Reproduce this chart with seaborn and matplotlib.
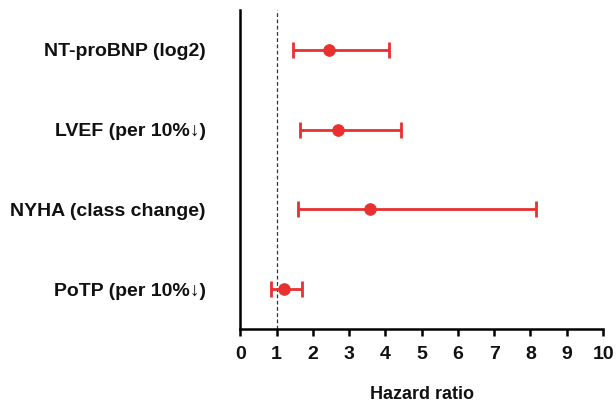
import matplotlib
matplotlib.use("Agg")
import matplotlib.pyplot as plt
import seaborn as sns
import pandas as pd

categories = ["NT-proBNP (log2)", "LVEF (per 10%\u2193)", "NYHA (class change)", "PoTP (per 10%\u2193)"]
hr = [2.44, 2.70, 3.58, 1.21]
lower = [1.46, 1.65, 1.60, 0.86]
upper = [4.10, 4.43, 8.15, 1.69]
xticks = list(range(0, 11))

sns.set_theme(style="white")
plt.rcParams['font.family'] = ['Liberation Sans', 'DejaVu Sans']
plt.rcParams['font.weight'] = 'bold'
plt.rcParams['text.color'] = '#111111'
plt.rcParams['xtick.color'] = '#111111'
plt.rcParams['ytick.color'] = '#111111'
plt.rcParams['axes.labelcolor'] = '#111111'

df = pd.DataFrame({"cat": categories, "hr": hr, "lo": lower, "hi": upper})

fig = plt.figure(figsize=(6.16, 4.05), dpi=100)
ax = fig.add_axes([0.39, 0.188, 0.589, 0.787])
red = "#e8302f"

ax.axvline(1, color="#333333", lw=0.9, ls=(0, (3, 2)), zorder=1)
sns.scatterplot(data=df, x="hr", y="cat", ax=ax, color=red, s=70, edgecolor=red, zorder=3, legend=False)
ypos = list(range(len(categories)))
ax.errorbar(df["hr"], ypos,
            xerr=[df["hr"] - df["lo"], df["hi"] - df["hr"]],
            fmt="none", ecolor=red, elinewidth=2, capsize=5.5, capthick=2, zorder=2)

ax.set_xlim(0, 10)
ax.set_ylim(3.5, -0.5)
ax.set_xticks(xticks)
ax.set_xticklabels([str(t) for t in xticks], fontsize=14, fontweight='bold')
ax.set_yticks(ypos)
ax.set_yticklabels(categories, fontsize=14, fontweight='bold')
ax.set_ylabel("")
ax.set_xlabel("Hazard ratio", fontsize=13, fontweight='bold', labelpad=17)
sns.despine(ax=ax)
for s in ["left", "bottom"]:
    ax.spines[s].set_linewidth(1.8)
    ax.spines[s].set_color("black")
ax.tick_params(axis="x", direction="out", length=5, width=1.8, color="black", pad=7, bottom=True)
ax.tick_params(axis="y", length=0, pad=25)

fig.savefig("out.png", dpi=100)
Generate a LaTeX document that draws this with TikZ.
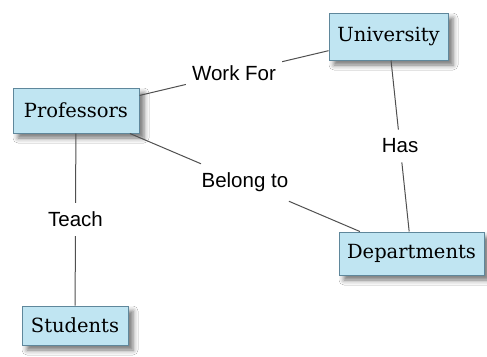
\documentclass[tikz,border=0pt]{standalone}
\usepackage{fontspec}
\setmainfont{Liberation Sans}
\newfontfamily\boxfont{DejaVu Serif}
\usetikzlibrary{shadows.blur}
\definecolor{boxfill}{RGB}{192,229,242}
\definecolor{boxline}{RGB}{95,135,155}
\definecolor{linkcol}{RGB}{80,80,80}
\tikzset{
  concept/.style={draw=boxline, line width=1pt, fill=boxfill, inner sep=0pt,
    font=\boxfont\fontsize{19.5}{22}\selectfont,
    blur shadow={shadow xshift=5pt, shadow yshift=-5pt, shadow blur radius=5pt, shadow opacity=55}},
  lbl/.style={fill=white, inner xsep=6pt, inner ysep=9pt, font=\fontsize{20.5}{22}\selectfont},
  link/.style={draw=linkcol, line width=1pt}
}
\begin{document}
\begin{tikzpicture}[x=1pt,y=-1pt]
\useasboundingbox[fill=white] (0,0) rectangle (487,356);
\node[concept, minimum width=126pt, minimum height=45pt] (prof) at (76,110.5) {Professors};
\node[concept, minimum width=119pt, minimum height=47pt] (univ) at (388.5,36.5) {University};
\node[concept, minimum width=145pt, minimum height=43pt] (dept) at (411.5,253.5) {Departments};
\node[concept, minimum width=106pt, minimum height=39pt] (stud) at (75,325.5) {Students};
\path (prof) -- node[lbl] (wf) {Work For} (univ);
\path (univ) -- node[lbl] (has) {Has} (dept);
\path (prof) -- node[lbl] (bt) {Belong to} (dept);
\path (prof) -- node[lbl] (te) {Teach} (stud);
\draw[link] (prof) -- (wf);
\draw[link] (wf) -- (univ);
\draw[link] (univ) -- (has);
\draw[link] (has) -- (dept);
\draw[link] (prof) -- (bt);
\draw[link] (bt) -- (dept);
\draw[link] (prof) -- (te);
\draw[link] (te) -- (stud);
\end{tikzpicture}
\end{document}
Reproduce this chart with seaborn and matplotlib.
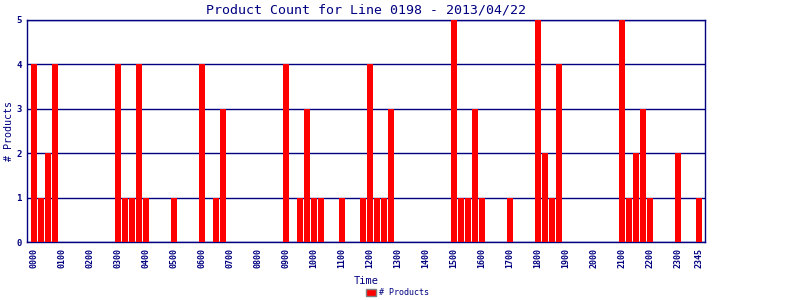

------------------------------

### EXERCISE REQUIREMENTS
Would you reproduce the lines above, from the very first through the line containing "xticks = list(range(0, 11))", exactly and without the pictures?

### FINISHED TASK
Reproduce this chart with seaborn and matplotlib.
import matplotlib
matplotlib.use("Agg")
import matplotlib.pyplot as plt
import seaborn as sns
import pandas as pd

categories = ["NT-proBNP (log2)", "LVEF (per 10%\u2193)", "NYHA (class change)", "PoTP (per 10%\u2193)"]
hr = [2.44, 2.70, 3.58, 1.21]
lower = [1.46, 1.65, 1.60, 0.86]
upper = [4.10, 4.43, 8.15, 1.69]
xticks = list(range(0, 11))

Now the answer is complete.